Brown rice bread –Hey fam, today we’re diving into a delightful recipe that’s not only gluten-free but also yeast-free. It’s a unique twist on traditional bread that brings the goodness of sprouted brown rice straight to your kitchen. Let’s get to it!
Sprouted Brown Rice Bread
This bread is packed with nutrition and is super satisfying. Perfect for breakfast, sandwiches, or just slathering on your favorite spread. Plus, it’s really easy to make! Here’s how you can whip it up at home.
Ingredients:
- 2 cups sprouted brown rice flour
- 1 cup water
- 1/4 cup olive oil
- 1 tablespoon honey or maple syrup (for sweetness)
- 1 teaspoon salt
- 1/2 teaspoon baking soda
- 1 teaspoon vinegar (apple cider or white)
Instructions:
- First things first, preheat your oven to 375°F (190°C). Grease a loaf pan with a bit of olive oil or line it with parchment paper to make sure your bread doesn’t stick.
- In a mixing bowl, combine the sprouted brown rice flour, baking soda, and salt. Mix these dry ingredients well to ensure even distribution.
- In another bowl, combine the water, olive oil, honey (or maple syrup), and vinegar. Whisk these together until they are well blended.
- Now, pour the wet mixture into the dry mixture and stir until everything is just combined. Don’t overmix; you want a nice, thick batter.
- Transfer the batter into your prepared loaf pan and smooth out the top.
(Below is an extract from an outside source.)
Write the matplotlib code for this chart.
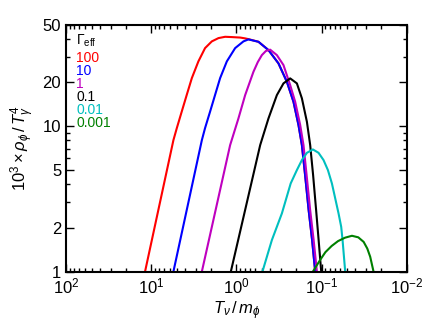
import matplotlib
matplotlib.use('Agg')
import matplotlib.pyplot as plt
from matplotlib.ticker import LogLocator, FixedLocator, FixedFormatter, NullFormatter

plt.rcParams['font.family'] = ['Liberation Sans', 'DejaVu Sans']
plt.rcParams['mathtext.fontset'] = 'custom'
plt.rcParams['mathtext.rm'] = 'Liberation Sans'
plt.rcParams['mathtext.it'] = 'Liberation Sans:italic'
plt.rcParams['mathtext.bf'] = 'Liberation Sans:bold'

# values: x = T_nu/m_phi, y = 10^3 rho_phi / T_gamma^4
gamma_labels = ['100', '10', '1', '0.1', '0.01', '0.001']
colors = ['r', 'b', 'm', 'k', 'c', 'g']

x_100 = [11.8, 5.48, 5.00, 4.37, 3.82, 3.33, 2.79, 2.33, 1.94, 1.62, 1.354, 1.13, 0.90,
         0.788, 0.721, 0.550, 0.4195, 0.3201, 0.2550, 0.2133, 0.1863, 0.1699,
         0.1558, 0.1416, 0.1289, 0.1186]
y_100 = [1.0, 8.02, 9.70, 12.64, 16.44, 21.42, 27.91, 34.44, 38.31, 40.36, 41.2, 41.01, 40.7,
         40.17, 39.7, 38.07, 33.38, 27.04, 20.20, 14.72, 10.18, 7.41,
         4.61, 2.65, 1.647, 1.0]

x_10 = [5.48, 2.54, 2.33, 2.03, 1.775, 1.55, 1.293, 1.033, 0.825, 0.721, 0.550,
        0.4195, 0.3201, 0.2550, 0.2133, 0.1863, 0.1699, 0.1558, 0.1416, 0.1289, 0.1186]
y_10 = [1.0, 8.02, 9.70, 12.64, 16.44, 21.42, 27.91, 34.44, 38.31, 39.53, 38.07,
        33.38, 27.04, 20.20, 14.72, 10.18, 7.41, 4.61, 2.65, 1.647, 1.0]

x_1 = [2.54, 1.183, 0.945, 0.788, 0.630, 0.560, 0.5016, 0.4500, 0.4006, 0.3343,
       0.2796, 0.2333, 0.2038, 0.1779, 0.1627, 0.1496, 0.1359, 0.1237, 0.1133]
y_1 = [1.0, 7.41, 11.31, 16.36, 23.66, 27.6, 30.83, 32.9, 33.6, 30.83,
       26.32, 19.17, 14.72, 10.18, 7.41, 4.61, 2.65, 1.647, 1.0]

x_01 = [1.16, 0.525, 0.4195, 0.3343, 0.2796, 0.2333, 0.1946, 0.1699, 0.1484,
        0.1358, 0.1255, 0.1157, 0.1081, 0.1008]
y_01 = [1.0, 7.41, 11.31, 16.36, 19.70, 21.32, 19.70, 15.54, 10.72,
        7.41, 4.61, 2.65, 1.647, 1.0]

x_001 = [0.4935, 0.438, 0.3826, 0.2919, 0.2300, 0.1946, 0.1699, 0.1484, 0.1262,
         0.1084, 0.0947, 0.0841, 0.0755, 0.0631, 0.0587, 0.0566, 0.0527]
y_001 = [1.0, 1.264, 1.647, 2.513, 4.04, 4.99, 5.85, 6.56, 6.92,
         6.56, 5.85, 4.99, 4.04, 2.513, 2.03, 1.647, 1.0]

x_0001 = [0.1262, 0.1040, 0.0900, 0.0760, 0.0640, 0.0530, 0.0439, 0.0370, 0.0320,
          0.0290, 0.0268, 0.0245]
y_0001 = [1.0, 1.20, 1.36, 1.50, 1.62, 1.71, 1.763, 1.72, 1.60,
          1.44, 1.264, 1.0]

xs = [x_100, x_10, x_1, x_01, x_001, x_0001]
ys = [y_100, y_10, y_1, y_01, y_001, y_0001]

fig = plt.figure(figsize=(4.43, 3.32), dpi=100)
ax = fig.add_axes([0.149, 0.182, 0.769, 0.744])

for x, y, c in zip(xs, ys, colors):
    ax.plot(x, y, color=c, lw=1.5, solid_joinstyle='round', solid_capstyle='butt')

ax.set_xscale('log')
ax.set_yscale('log')
ax.set_xlim(100, 0.01)
ax.set_ylim(1, 50)

ax.yaxis.set_major_locator(FixedLocator([1, 2, 5, 10, 20, 50]))
ax.yaxis.set_major_formatter(FixedFormatter(['1', '2', '5', '10', '20', '50']))
ax.yaxis.set_minor_locator(FixedLocator([3, 4, 6, 7, 8, 9, 30, 40]))
ax.yaxis.set_minor_formatter(NullFormatter())
ax.xaxis.set_major_locator(LogLocator(base=10, numticks=10))
ax.xaxis.set_minor_locator(LogLocator(base=10, subs=range(2, 10), numticks=10))

ax.tick_params(which='both', direction='in', top=True, right=True, labelsize=12)
ax.tick_params(which='major', length=6, width=1)
ax.tick_params(which='minor', length=3, width=1)
for s in ax.spines.values():
    s.set_linewidth(1.5)

ax.set_xlabel(r'$T_\nu\,/\,m_\phi$', fontsize=12, labelpad=2)
ax.set_ylabel(r'$10^3\times\rho_\phi\,/\,T_\gamma^4$', fontsize=12)

ax.text(0.03, 0.935, r'$\Gamma_{\rm eff}$', transform=ax.transAxes, fontsize=10, va='center')
for i, (lab, c) in enumerate(zip(gamma_labels, colors)):
    ax.text(0.03, 0.865 - i * 0.053, lab, color=c, transform=ax.transAxes, fontsize=10, va='center')

fig.savefig('out.png', dpi=100)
You can give it a sprinkle of additional sprouted brown rice flour on top if you like.
- Bake in the preheated oven for about 40-45 minutes. You’ll know it’s ready when a toothpick inserted into the center comes out clean.
- Let it cool in the pan for 10 minutes, then transfer it to a wire rack to cool completely.
And there you have it! A beautiful loaf of sprouted brown rice bread that’s gluten-free and yeast-free—perfectly wholesome for you and your loved ones. Enjoy it fresh out of the oven or toasted with your favorite toppings. Happy baking!